À l'occasion de la diffusion de la nouvelle mini-série Tout cela je te le donnerai, nous avons pu nous entretenir avec David Kammenos qui tient le rôle de Manuel Ortigosa.
Le rôle...
Lorsque j'ai lu le scénario, je n'avais pas encore de rôle attribué. L’ensemble des personnages m’a plu, d’emblée. Puis, avec cette série, on renoue avec des codes familiers : une histoire se déroulant en Provence, dans un grand domaine, avec une grande famille. Mais, très vite, l'évolution des personnages part vers quelque chose de plus trouble. Il y a des petits grincements, des endroits qui dérangent. C'est ce qui m'a accroché dans un premier temps.
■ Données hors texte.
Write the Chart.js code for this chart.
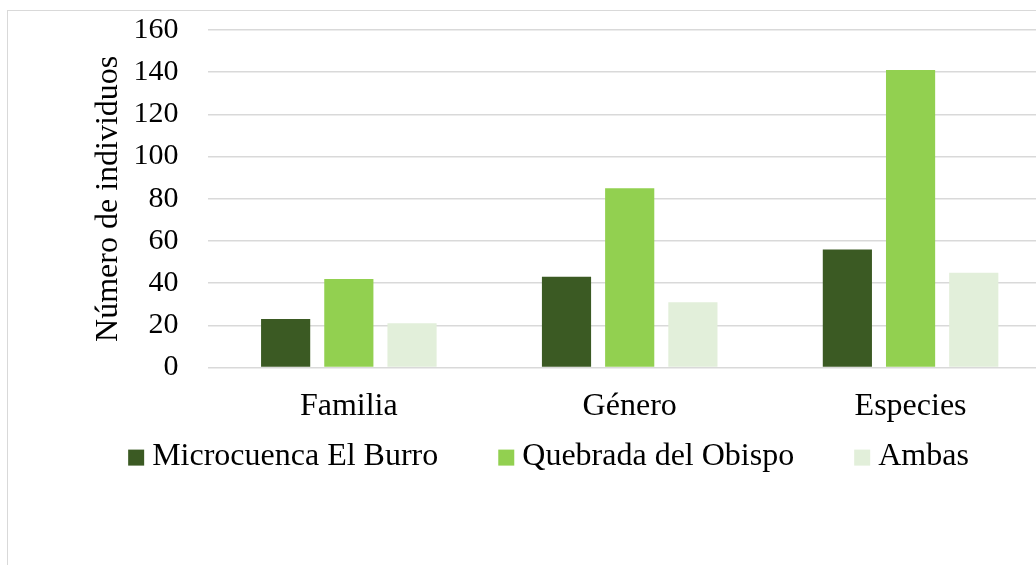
<!DOCTYPE html>
<html>
<head>
<meta charset="utf-8">
<script src="https://cdn.jsdelivr.net/npm/chart.js@4/dist/chart.umd.min.js"></script>
<style>
  html, body { margin: 0; padding: 0; background: #fff; overflow: hidden; }
  .frame {
    position: absolute;
    left: 7px;
    top: 10px;
    width: 1100px;
    height: 600px;
    border: 1px solid #d9d9d9;
  }
  canvas { position: absolute; left: 0; top: -29px; }
</style>
</head>
<body>
<div class="frame">
  <canvas id="chart" width="1085" height="556"></canvas>
</div>
<script>
const categories = ["Familia", "Género", "Especies"];
const seriesNames = ["Microcuenca El Burro", "Quebrada del Obispo", "Ambas"];
const burro = [23, 43, 56];
const obispo = [42, 85, 141];
const ambas = [21, 31, 45];
const yTicks = [0, 20, 40, 60, 80, 100, 120, 140, 160];

const colors = ["#3b5a23", "#92d050", "#e2efda"];
const fontFamily = "'Liberation Serif', 'Times New Roman', serif";

Chart.defaults.font.family = fontFamily;
Chart.defaults.font.size = 32;
Chart.defaults.color = "#000";

const datasets = [burro, obispo, ambas].map((values, i) => ({
  label: seriesNames[i],
  data: values,
  backgroundColor: colors[i],
  borderWidth: 0,
  categoryPercentage: 0.675,
  barPercentage: 0.778,
}));

// legend drawn in one row under the axis, tighter than the built-in one
const rowLegend = {
  id: "rowLegend",
  afterDraw(chart) {
    const ctx = chart.ctx;
    const box = 16, gap = 8, itemGap = 60;
    const y = chart.chartArea.bottom + 89;
    ctx.save();
    ctx.font = "32px " + fontFamily;
    ctx.textBaseline = "middle";
    ctx.textAlign = "left";
    const items = chart.data.datasets.map((ds) => ({
      text: ds.label,
      color: ds.backgroundColor,
      w: ctx.measureText(ds.label).width,
    }));
    const total = items.reduce((s, it) => s + box + gap + it.w, 0) + itemGap * (items.length - 1);
    let x = chart.width / 2 - total / 2 - 2;
    items.forEach((it) => {
      ctx.fillStyle = it.color;
      ctx.fillRect(x, y - box / 2 + 1, box, box);
      ctx.fillStyle = "#000";
      ctx.fillText(it.text, x + box + gap, y);
      x += box + gap + it.w + itemGap;
    });
    ctx.restore();
  },
};

new Chart(document.getElementById("chart"), {
  type: "bar",
  data: { labels: categories, datasets },
  plugins: [rowLegend],
  options: {
    responsive: false,
    animation: false,
    layout: { padding: { left: 81, top: 0, right: 42, bottom: 92 } },
    plugins: {
      tooltip: { enabled: false },
      legend: { display: false },
    },
    scales: {
      x: {
        grid: { display: false, drawTicks: false },
        border: { display: false },
        ticks: { padding: 20 },
      },
      y: {
        min: 0,
        max: 160,
        afterBuildTicks: (axis) => {
          axis.ticks = yTicks.map((v) => ({ value: v }));
        },
        grid: { color: "#d9d9d9", lineWidth: 1.5, drawTicks: false },
        border: { display: false },
        ticks: { padding: 30, autoSkip: false, font: { size: 30 } },
        title: {
          display: true,
          text: "Número de individuos",
          padding: { top: 0, bottom: -24 },
        },
      },
    },
  },
});
</script>
</body>
</html>
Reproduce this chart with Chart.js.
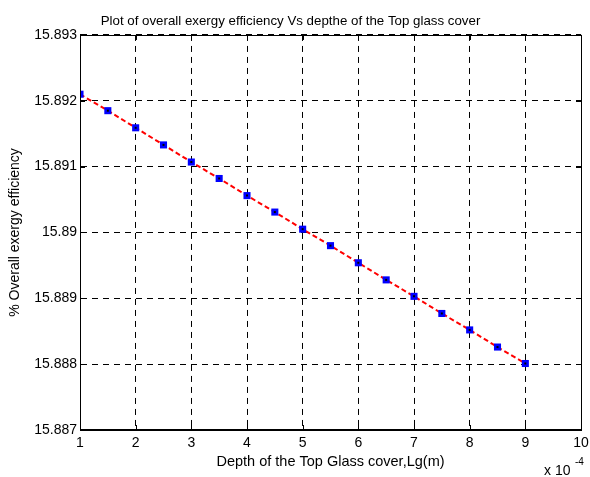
<!DOCTYPE html>
<html>
<head>
<meta charset="utf-8">
<script src="https://cdn.jsdelivr.net/npm/chart.js@4/dist/chart.umd.min.js"></script>
<style>
  html, body { margin: 0; padding: 0; background: #fff; }
  #wrap { width: 590px; height: 477px; }
</style>
</head>
<body>
<div id="wrap"><canvas id="c" width="590" height="477"></canvas></div>
<script>
// Glass cover depth (units of 1e-4 m)
const depths = [1, 1.5, 2, 2.5, 3, 3.5, 4, 4.5, 5, 5.5, 6, 6.5, 7, 7.5, 8, 8.5, 9];
// Overall exergy efficiency (%)
const efficiency = [15.89210, 15.89185, 15.89159, 15.89133, 15.89107, 15.89082, 15.89056,
  15.89031, 15.89005, 15.88980, 15.88954, 15.88928, 15.88903, 15.88877, 15.88852,
  15.88826, 15.88801];
const xTicks = [1, 2, 3, 4, 5, 6, 7, 8, 9, 10];
const yTicks = [15.887, 15.888, 15.889, 15.89, 15.891, 15.892, 15.893];

const titleText = 'Plot of overall exergy efficiency Vs depthe of the Top glass cover';
const xTitle = 'Depth of the Top Glass cover,Lg(m)';
const yTitle = '% Overall exergy efficiency';

const FONT = 'Liberation Sans, Arial, Helvetica, sans-serif';
const points = depths.map((d, i) => ({ x: d, y: efficiency[i] }));

// Box around the axes, inward tick marks and the exponent note
const boxPlugin = {
  id: 'matlabBox',
  afterDraw(chart) {
    const { ctx, chartArea: a, scales } = chart;
    ctx.save();
    ctx.strokeStyle = '#000';
    ctx.lineWidth = 1;
    ctx.setLineDash([]);
    ctx.strokeRect(Math.round(a.left) + 0.5, Math.round(a.top) + 0.5,
      Math.round(a.right - a.left), Math.round(a.bottom - a.top));
    const tl = 5;
    ctx.beginPath();
    xTicks.forEach(v => {
      const px = Math.round(scales.x.getPixelForValue(v)) + 0.5;
      ctx.moveTo(px, a.bottom); ctx.lineTo(px, a.bottom - tl);
      ctx.moveTo(px, a.top); ctx.lineTo(px, a.top + tl);
    });
    yTicks.forEach(v => {
      const py = Math.round(scales.y.getPixelForValue(v)) + 0.5;
      ctx.moveTo(a.left, py); ctx.lineTo(a.left + tl, py);
      ctx.moveTo(a.right, py); ctx.lineTo(a.right - tl, py);
    });
    ctx.stroke();
    ctx.fillStyle = '#000';
    ctx.textBaseline = 'alphabetic';
    ctx.textAlign = 'left';
    ctx.font = '14px ' + FONT;
    ctx.fillText('x 10', a.right - 37, a.bottom + 45);
    ctx.font = '10px ' + FONT;
    ctx.fillText('-4', a.right - 6, a.bottom + 35);
    ctx.restore();
  }
};

new Chart(document.getElementById('c'), {
  type: 'scatter',
  data: {
    datasets: [
      {
        data: points,
        order: 1,
        showLine: true,
        borderColor: '#ff0000',
        borderWidth: 2,
        borderDash: [5, 3],
        pointStyle: 'rect',
        pointRadius: 5,
        pointBackgroundColor: '#0000ff',
        pointBorderColor: '#0000ff',
        pointBorderWidth: 0,
        tension: 0
      },
      {
        data: points,
        order: 0,
        showLine: false,
        pointStyle: 'rect',
        pointRadius: 1.4,
        pointBackgroundColor: '#000',
        pointBorderColor: '#000',
        pointBorderWidth: 0
      }
    ]
  },
  options: {
    responsive: false,
    animation: false,
    events: [],
    layout: { padding: { left: 0, right: 9, top: 0, bottom: 0 } },
    plugins: {
      legend: { display: false },
      tooltip: { enabled: false },
      title: {
        display: true,
        text: titleText,
        color: '#000',
        font: { family: FONT, size: 13.3, weight: 'normal' },
        padding: { top: 13, bottom: 6 }
      }
    },
    scales: {
      x: {
        type: 'linear',
        min: 1, max: 10,
        afterFit(s) { s.height = 47; s.paddingLeft = 0; s.paddingRight = 0; },
        afterBuildTicks(s) { s.ticks = xTicks.map(v => ({ value: v })); },
        ticks: { color: '#000', padding: 5, font: { family: FONT, size: 14 }, maxRotation: 0 },
        grid: { color: '#000', drawTicks: false, lineWidth: 1 },
        border: { display: true, color: '#000', dash: [6, 5] },
        title: {
          display: true, text: xTitle, color: '#000',
          font: { family: FONT, size: 14.5 }, padding: { top: 0, bottom: 6.5 }
        }
      },
      y: {
        type: 'linear',
        min: 15.887, max: 15.893,
        afterFit(s) { s.width = 80; s.paddingTop = 0; s.paddingBottom = 0; },
        afterBuildTicks(s) { s.ticks = yTicks.map(v => ({ value: v })); },
        ticks: {
          color: '#000', padding: 3, font: { family: FONT, size: 14 },
          callback: v => String(parseFloat(Number(v).toFixed(3)))
        },
        grid: { color: '#000', drawTicks: false, lineWidth: 1 },
        border: { display: true, color: '#000', dash: [6, 5] },
        title: {
          display: true, text: yTitle, color: '#000',
          font: { family: FONT, size: 14 }, padding: { top: 6.6, bottom: 0 }
        }
      }
    }
  },
  plugins: [boxPlugin]
});
</script>
</body>
</html>
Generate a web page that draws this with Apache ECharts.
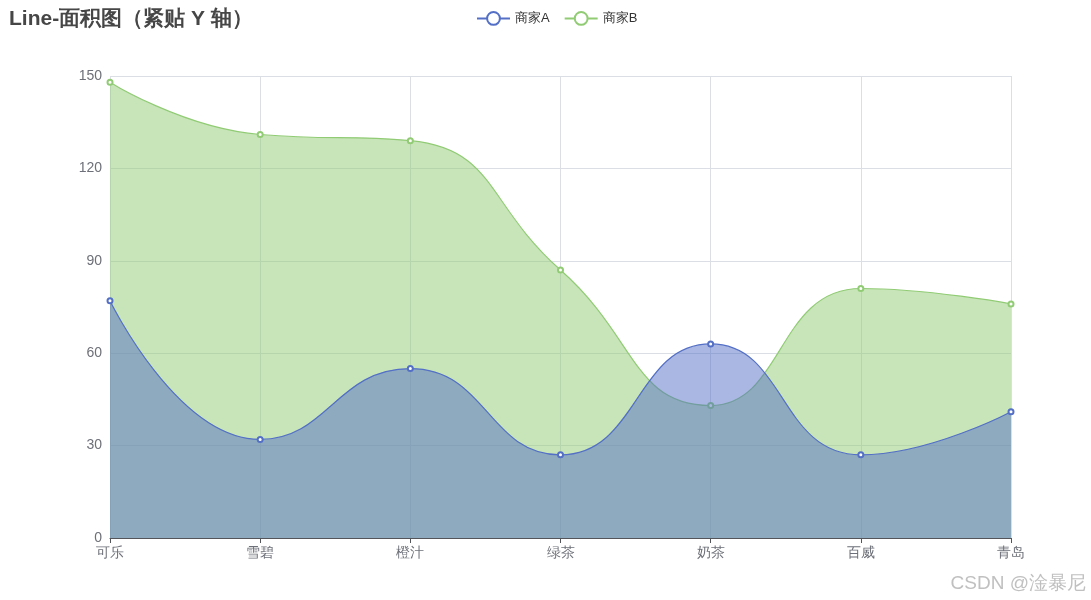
<!DOCTYPE html>
<html>
<head>
<meta charset="utf-8">
<script src="https://cdn.jsdelivr.net/npm/echarts@6/dist/echarts.min.js"></script>
<style>html,body{margin:0;padding:0;background:#fff}#main{width:1091px;height:600px}</style>
</head>
<body>
<div id="main"></div>
<script>
const categories = ['可乐', '雪碧', '橙汁', '绿茶', '奶茶', '百威', '青岛'];
const seriesA = [77, 32, 55, 27, 63, 27, 41];
const seriesB = [148, 131, 129, 87, 43, 81, 76];
const yTicks = { min: 0, max: 150, interval: 30 };

const chart = echarts.init(document.getElementById('main'));
chart.setOption({
  animation: false,
  title: { text: 'Line-面积图（紧贴 Y 轴）', left: 4, top: 4, textStyle: { fontSize: 21, fontWeight: 'bold', color: '#464646' } },
  legend: { top: 6, left: 471, itemWidth: 33, itemHeight: 16, itemGap: 14, textStyle: { fontSize: 13, color: '#333' }, data: ['商家A', '商家B'] },
  grid: { left: 110, right: 80, top: 76, bottom: 62 },
  xAxis: {
    type: 'category', data: categories, boundaryGap: false,
    splitLine: { show: true },
    axisLabel: { fontSize: 14, color: '#6e7079' }
  },
  yAxis: {
    type: 'value', min: yTicks.min, max: yTicks.max, interval: yTicks.interval,
    axisLabel: { fontSize: 14, color: '#6e7079' }
  },
  series: [
    { name: '商家A', type: 'line', data: seriesA, smooth: true, symbolSize: 5, lineStyle: { width: 1.2 }, areaStyle: { opacity: 0.5 }, color: '#5470c6', z: 3 },
    { name: '商家B', type: 'line', data: seriesB, smooth: true, symbolSize: 5, lineStyle: { width: 1.2 }, areaStyle: { opacity: 0.5 }, color: '#91cc75', z: 2 }
  ],
  graphic: [{
    type: 'text', right: 5, bottom: 7,
    style: { text: 'CSDN @淦暴尼', fontSize: 19, fill: '#c0c0c0' }
  }]
});
</script>
</body>
</html>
Après cette lecture, j'ai immédiatement rencontré Nicolas Guicheteau (le réalisateur, NDLR) qui m'a dit très peu de mots. Il tenait surtout à ce que le personnage ne soit pas une victime, qu'il ne s'excuse pas de vivre. Je trouvais cela très beau. C'était une ligne de pensée qui m'a donné envie de travailler avec lui.
Le deuil...
Je suis particulièrement sensible à la question du deuil : comment continue-t-on à aimer un être cher après sa mort ? Comment faire en sorte qu'il soit encore vivant ? Souvent, on a tendance à s'approprier son mort, à en faire mon mari, ma mère, mon père. Le « mon » qui fait qu'on reclut la personne dans son état, dans son entièreté. Et pour le personnage de Manuel particulièrement. Non seulement, il ne sait pas ce qu'il arrive à son homme mais il doit partager sa mémoire avec un ensemble de personnes qui lui étaient jusqu'à présent inconnues.
Ensuite, lorsqu'on est en deuil, on a besoin de se ressasser les derniers moments de vie de l'être cher ; et là Manuel ne les a pas. Il découvre aussi que son époux lui a caché tout un pan de sa vie. Comment fait-on le deuil d'une personne qu'on ne connaissait, peut-être, pas si bien ?
Le tournage...
Il y a quelque chose assez étonnant qui se produit, et souvent la réalité rejoint la fiction. Mon personnage est exclu de la famille, et arrive dans ce domaine qui n’est pas le sien. De même, je suis arrivé sur des décors qui n’étaient pas les miens, où les autres acteurs étaient déjà présents depuis quelques jours. Cette organisation dans le tournage a fait corps avec la façon dont se déroule l'histoire de mon personnage.
Pour mes scènes avec Bruno Solo, la réalité n'a pas rejoint la fiction*. Le cinéma a permis d'avoir une immédiateté dans nos relations. Dès la première lecture, j'ai senti qu'il avait très envie de défendre son personnage et jouer dans cette série.
L’homosexualité de votre personnage…
C’est marrant votre question, et votre difficulté à la formuler. Lors du festival de La Rochelle, un jeune homme m’avait interviewé et avait eu la même difficulté à formuler sa question. En posant cette question on touche à quelque chose entre le sujet et non-sujet. Dans notre société, ce n’est globalement plus un sujet. Et en même temps, à l’écran, avoir un personnage principal homosexuel sans en faire le sujet est rare. C’est après avoir tourné cette série que j’ai appris que pour la première fois un personnage principal de série télévisée France TV était homosexuel. Avoir cela il y a dix ans sans que ce soit un sujet aurait été impossible.
Relations avec France Télévisions...
France Télévisions a une grande fidélité envers moi. Il y a donc une attention de leur part et une vraie confiance dans les rôles qui me sont proposés. Et je suis à chaque fois étonné que ça vienne me toucher à un moment de ma vie où ça m’intéresse. Au fur et à mesure de notre collaboration quelque chose s'est construit, et c'est encore mieux que ce soit avec le service public.
* Dans cette série, les relations entre Richard Saugier (Bruno Solo) et Manuel Ortigosa (David Kammenos) sont très tendues dans les premiers épisodes.